▶ _Task to carry out_
Starting at the first line of the listing below, retype each line up to and including the one that contains "import pandas as pd". Leave pictures out.

▶

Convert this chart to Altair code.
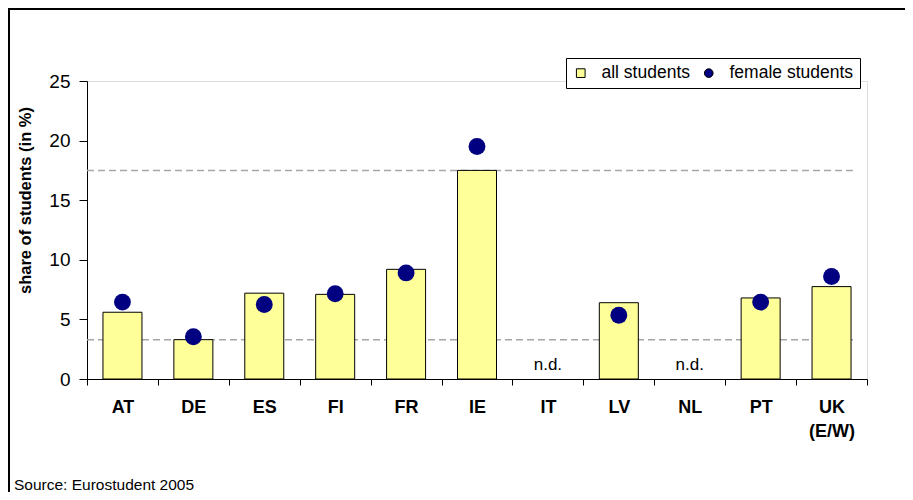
import altair as alt
import pandas as pd

countries = ["AT", "DE", "ES", "FI", "FR", "IE", "IT", "LV", "NL", "PT", "UK (E/W)"]
all_students = [5.6, 3.3, 7.2, 7.1, 9.2, 17.5, None, 6.4, None, 6.8, 7.75]
female_students = [6.45, 3.55, 6.25, 7.15, 8.9, 19.5, None, 5.35, None, 6.45, 8.6]
ref_lines = [17.5, 3.3]
nd_countries = ["IT", "NL"]
series_names = ["all students", "female students"]
series_colors = ["#FFFF99", "#000080"]

FONT = "Liberation Sans"

df_all = pd.DataFrame({"country": countries, "value": all_students,
                       "series": series_names[0]}).dropna()
df_fem = pd.DataFrame({"country": countries, "value": female_students,
                       "series": series_names[1]}).dropna()
df_ref = pd.DataFrame({"value": ref_lines})
df_nd = pd.DataFrame({"country": nd_countries, "value": [0] * len(nd_countries), "label": "n.d."})
df_one = pd.DataFrame({"a": [0]})

x_enc = alt.X(
    "country:N", sort=countries, title=None,
    scale=alt.Scale(domain=countries, paddingInner=0, paddingOuter=0),
    axis=alt.Axis(
        labelAngle=0, labelFont=FONT, labelFontSize=18, labelFontWeight="bold",
        labelColor="black", labelPadding=13, labelLineHeight=24,
        labelExpr="datum.label == 'UK (E/W)' ? ['UK', '(E/W)'] : datum.label",
        tickBand="extent", tickSize=6, tickColor="black", domainColor="black",
        domainWidth=1, grid=False,
    ),
)
y_scale = alt.Scale(domain=[0, 25], nice=False, zero=True)
y_axis = alt.Axis(
    values=[0, 5, 10, 15, 20, 25], labelFont=FONT, labelFontSize=19, labelColor="black",
    labelPadding=9, tickSize=8, tickColor="black", domainColor="black", grid=False,
    title="share of students (in %)", titleFont=FONT, titleFontSize=16.5,
    titleFontWeight="bold", titleColor="black", titleAngle=270, titleX=-62, titleY=119,
    titleAlign="center", titleBaseline="middle",
)

color_scale = alt.Scale(domain=series_names, range=series_colors)
shape_scale = alt.Scale(domain=series_names, range=["square", "circle"])
legend = alt.Legend(
    title=None, orient="none", direction="horizontal", legendX=479, legendY=-23,
    labelFont=FONT, labelFontSize=17.5, labelColor="black", symbolSize=75,
    symbolStrokeColor="black", symbolStrokeWidth=1, labelOffset=12, columnPadding=9,
    strokeColor="black", fillColor="white", padding=6, cornerRadius=0,
)

frame = alt.Chart(df_one).mark_rect(fill=None, stroke="black", strokeWidth=2, clip=False).encode(
    x=alt.value(-78), x2=alt.value(900), y=alt.value(-72), y2=alt.value(600)
)

rules = alt.Chart(df_ref).mark_rule(color="#a6a6a6", strokeWidth=1.5, strokeDash=[7, 4]).encode(
    y=alt.Y("value:Q", scale=y_scale, axis=y_axis), x=alt.value(0), x2=alt.value(768)
)

bars = alt.Chart(df_all).mark_bar(
    width=alt.RelativeBandSize(0.55), stroke="black", strokeWidth=1
).encode(
    x=x_enc,
    y=alt.Y("value:Q", scale=y_scale, axis=y_axis),
    color=alt.Color("series:N", scale=color_scale, legend=legend),
    shape=alt.Shape("series:N", scale=shape_scale, legend=legend),
)

points = alt.Chart(df_fem).mark_point(filled=True, size=285, opacity=1).encode(
    x=x_enc,
    y=alt.Y("value:Q", scale=y_scale, axis=y_axis),
    color=alt.Color("series:N", scale=color_scale, legend=legend),
    shape=alt.Shape("series:N", scale=shape_scale, legend=legend),
)

nd_text = alt.Chart(df_nd).mark_text(
    font=FONT, fontSize=17, color="black", baseline="alphabetic", dy=-9
).encode(
    x=x_enc, y=alt.Y("value:Q", scale=y_scale, axis=y_axis), text="label:N"
)

source = alt.Chart(df_one).mark_text(
    text="Source: Eurostudent 2005", font=FONT, fontSize=15.5, color="black",
    align="left", baseline="alphabetic", clip=False
).encode(x=alt.value(-73), y=alt.value(409))

chart = alt.layer(frame, rules, bars, points, nd_text, source).properties(
    width=780, height=298,
    autosize=alt.AutoSizeParams(type="none"),
    padding={"left": 79, "top": 73, "right": 38, "bottom": 113},
).configure_view(stroke=None).configure(background="white")

chart.save("out.html", embed_options={"renderer": "svg", "actions": False})
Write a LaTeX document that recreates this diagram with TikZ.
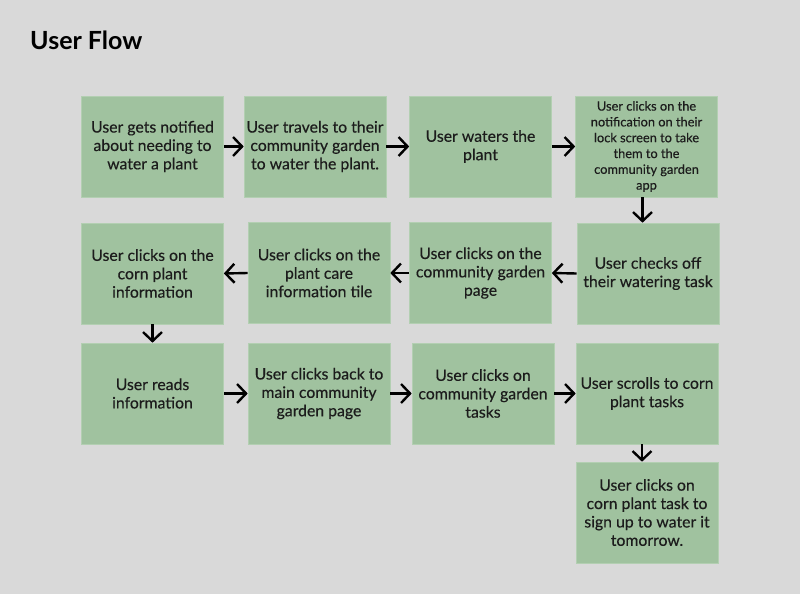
\documentclass[tikz,border=0pt]{standalone}
\usepackage{fontspec}
\setmainfont{Lato}[FakeBold=0.35]
\newfontfamily\titlefont{Lato Bold}
\usetikzlibrary{arrows.meta}
\definecolor{bg}{HTML}{D9D9D9}
\definecolor{boxfill}{HTML}{A0C29F}
\definecolor{boxline}{HTML}{B3CFB2}
\definecolor{ink}{HTML}{1C1C1C}
\tikzset{
  stepbox/.style={fill=boxfill, draw=boxline, line width=0.6pt, minimum width=142pt, minimum height=101pt,
    inner sep=0pt, align=center, text=ink, font=\fontsize{15.8}{18.4}\selectfont},
  smallbox/.style={stepbox, font=\fontsize{12.8}{15.8}\selectfont},
  arr/.style={draw=black, line width=2.4pt, -{Straight Barb[length=9pt,width=19pt]}},
}
\begin{document}
\begin{tikzpicture}[x=1pt,y=-1pt]
\fill[bg] (0,0) rectangle (800,594);
\useasboundingbox (0,0) rectangle (800,594);
\node[anchor=base west, font=\titlefont\fontsize{25}{28}\selectfont, text=black, inner sep=0pt] (title) at (30,49) {User Flow};

\node[stepbox] (a) at (152.5,146.5) {User gets notified\\about needing to\\water a plant};
\node[stepbox] (b) at (315,146.5) {User travels to their\\community garden\\to water the plant.};
\node[stepbox] (c) at (480.5,146.5) {User waters the\\plant};
\node[smallbox] (d) at (646.5,146.5) {User clicks on the\\notification on their\\lock screen to take\\them to the\\community garden\\app};

\node[stepbox] (e) at (152.5,273.5) {User clicks on the\\corn plant\\information};
\node[stepbox] (f) at (319,273) {User clicks on the\\plant care\\information tile};
\node[stepbox] (g) at (480.5,273) {User clicks on the\\community garden\\page};
\node[stepbox] (h) at (648,273.5) {User checks off\\their watering task};

\node[stepbox] (i) at (152.5,393.5) {User reads\\information};
\node[stepbox] (j) at (319,393.5) {User clicks back to\\main community\\garden page};
\node[stepbox] (k) at (483,393.5) {User clicks on\\community garden\\tasks};
\node[stepbox] (l) at (647,393.5) {User scrolls to corn\\plant tasks};
\node[stepbox] (m) at (647,512.5) {User clicks on\\corn plant task to\\sign up to water it\\tomorrow.};

\draw[arr] (a.east) -- (b.west);
\draw[arr] (b.east) -- (c.west);
\draw[arr] (c.east) -- (d.west);
\draw[arr] ([xshift=-4pt]d.south) -- ([xshift=-4pt]d.south |- h.north);
\draw[arr] (h.west) -- (g.east);
\draw[arr] (g.west) -- (f.east);
\draw[arr] (f.west) -- (e.east);
\draw[arr] (e.south) -- (e.south |- i.north);
\draw[arr] (i.east) -- (j.west);
\draw[arr] (j.east) -- (k.west);
\draw[arr] (k.east) -- (l.west);
\draw[arr] ([xshift=-5pt]l.south) -- ([xshift=-5pt]l.south |- m.north);
\end{tikzpicture}
\end{document}
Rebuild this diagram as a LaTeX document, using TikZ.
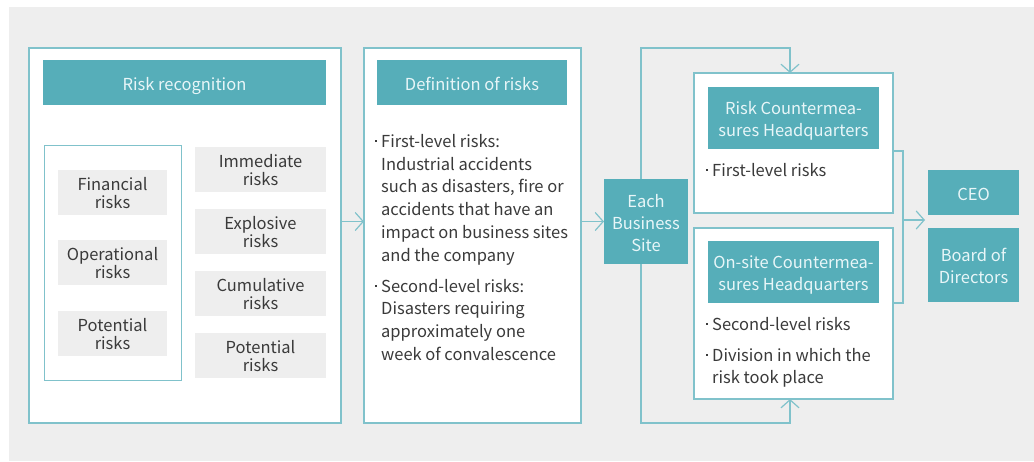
\documentclass[tikz,border=0pt]{standalone}
\usepackage{fontspec}
\setmainfont{Noto Sans CJK SC}
\usepackage{tikz}
\usetikzlibrary{arrows.meta,positioning,calc}
\definecolor{tealhead}{RGB}{86,174,185}
\definecolor{tealline}{RGB}{128,194,203}
\definecolor{bggray}{RGB}{238,238,238}
\definecolor{inkgray}{RGB}{58,58,58}
\definecolor{headtext}{RGB}{232,246,248}
\newcommand{\dotitem}{\makebox[6pt][l]{\raisebox{5.6pt}{\rule{1.6pt}{1.6pt}}}}
\newcommand{\hangpad}{\hspace*{6pt}}
\begin{document}
\begin{tikzpicture}[x=1pt,y=-1pt,
  panel/.style={draw=tealline,line width=1.2pt,fill=white,anchor=north west,inner sep=0pt,outer sep=0pt},
  header/.style={fill=tealhead,text=headtext,anchor=north west,inner sep=0pt,outer sep=0pt,align=center,text height=16pt,text depth=1pt,font=\fontsize{16.5}{22}\selectfont},
  lines2/.style={text height=37pt},
  lines3/.style={text height=61pt},
  chip/.style={fill=bggray,text=inkgray,anchor=north west,inner sep=0pt,outer sep=0pt,align=center,text height=33pt,text depth=1pt,font=\fontsize{16.5}{18}\selectfont},
  notes/.style={text=inkgray,anchor=north west,inner sep=0pt,align=left,font=\fontsize{16.5}{22.8}\selectfont},
  link/.style={draw=tealline,line width=1.2pt},
  arr/.style={link,-{Straight Barb[length=8pt,width=18pt]}}]
\useasboundingbox (0,0) rectangle (1034,461);
\fill[bggray] (9,7) rectangle (1034,461);
% risk recognition
\node[panel,minimum width=312pt,minimum height=375pt] (rec) at (29,48) {};
\node[header,minimum width=283pt,minimum height=45pt] (rech) at (43,60) {Risk recognition};
\node[panel,line width=1pt,minimum width=137pt,minimum height=235pt] (grp) at (44,145) {};
\node[chip,minimum width=109pt,minimum height=45pt] (fin) at (58,170) {Financial\\risks};
\node[chip,minimum width=109pt,minimum height=45pt] (ope) at (58,240) {Operational\\risks};
\node[chip,minimum width=109pt,minimum height=45pt] (pot) at (58,311) {Potential\\risks};
\node[chip,minimum width=131pt,minimum height=45pt] (imm) at (195,147) {Immediate\\risks};
\node[chip,minimum width=131pt,minimum height=45pt] (exp) at (195,209) {Explosive\\risks};
\node[chip,minimum width=131pt,minimum height=45pt] (cum) at (195,271) {Cumulative\\risks};
\node[chip,minimum width=131pt,minimum height=45pt] (potb) at (195,333) {Potential\\risks};
% definition of risks
\node[panel,minimum width=217pt,minimum height=375pt] (defn) at (364,48) {};
\node[header,minimum width=190pt,minimum height=45pt] (defh) at (377,60) {Definition of risks};
\node[notes] (defl) at (375,134) {\dotitem First-level risks:\\\hangpad Industrial accidents\\\hangpad such as disasters, fire or\\\hangpad accidents that have an\\\hangpad impact on business sites\\\hangpad and the company\\[8pt]\dotitem Second-level risks:\\\hangpad Disasters requiring\\\hangpad approximately one\\\hangpad week of convalescence};
% sites and headquarters
\node[header,lines3,minimum width=84pt,minimum height=85pt] (ebs) at (604,179) {Each\\Business\\Site};
\node[panel,minimum width=199pt,minimum height=140pt] (rch) at (694,73) {};
\node[header,lines2,minimum width=171pt,minimum height=62pt] (rchh) at (708,87) {Risk Countermea-\\sures Headquarters};
\node[notes] (rchl) at (706,163) {\dotitem First-level risks};
\node[panel,minimum width=199pt,minimum height=171pt] (och) at (694,228) {};
\node[header,lines2,minimum width=171pt,minimum height=62pt] (ochh) at (708,241) {On-site Countermea-\\sures Headquarters};
\node[notes] (ochl) at (706,317) {\dotitem Second-level risks\\[8pt]\dotitem Division in which the\\\hangpad risk took place};
\node[header,minimum width=91pt,minimum height=45pt] (ceo) at (928,170) {CEO};
\node[header,lines2,minimum width=91pt,minimum height=74pt] (bod) at (928,228) {Board of\\Directors};
% connectors
\foreach \x/\y in {rec/defn,defn/ebs} \draw[arr] (\x.east |- ebs.west)--(\y.west |- ebs.west);
\draw[arr] ([xshift=-5pt]ebs.north) -- ([xshift=-5pt]ebs.north |- rec.north) -| ([xshift=-3.5pt]rch.north);
\draw[arr] ([xshift=-5pt]ebs.south) -- ([xshift=-5pt]ebs.south |- rec.south) -| ([xshift=-3.5pt]och.south);
\coordinate (jt) at (903,151);
\coordinate (jb) at (903,303);
\coordinate (jm) at (903,220);
\coordinate (tip) at (925,220);
\draw[link] (rch.east |- jt) -- (jt) -- (jb) -- (och.east |- jb);
\draw[arr] (jm) -- (tip);
\end{tikzpicture}
\end{document}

◀

▶ _Exercise output_
Convert this chart to Altair code.
import altair as alt
import pandas as pd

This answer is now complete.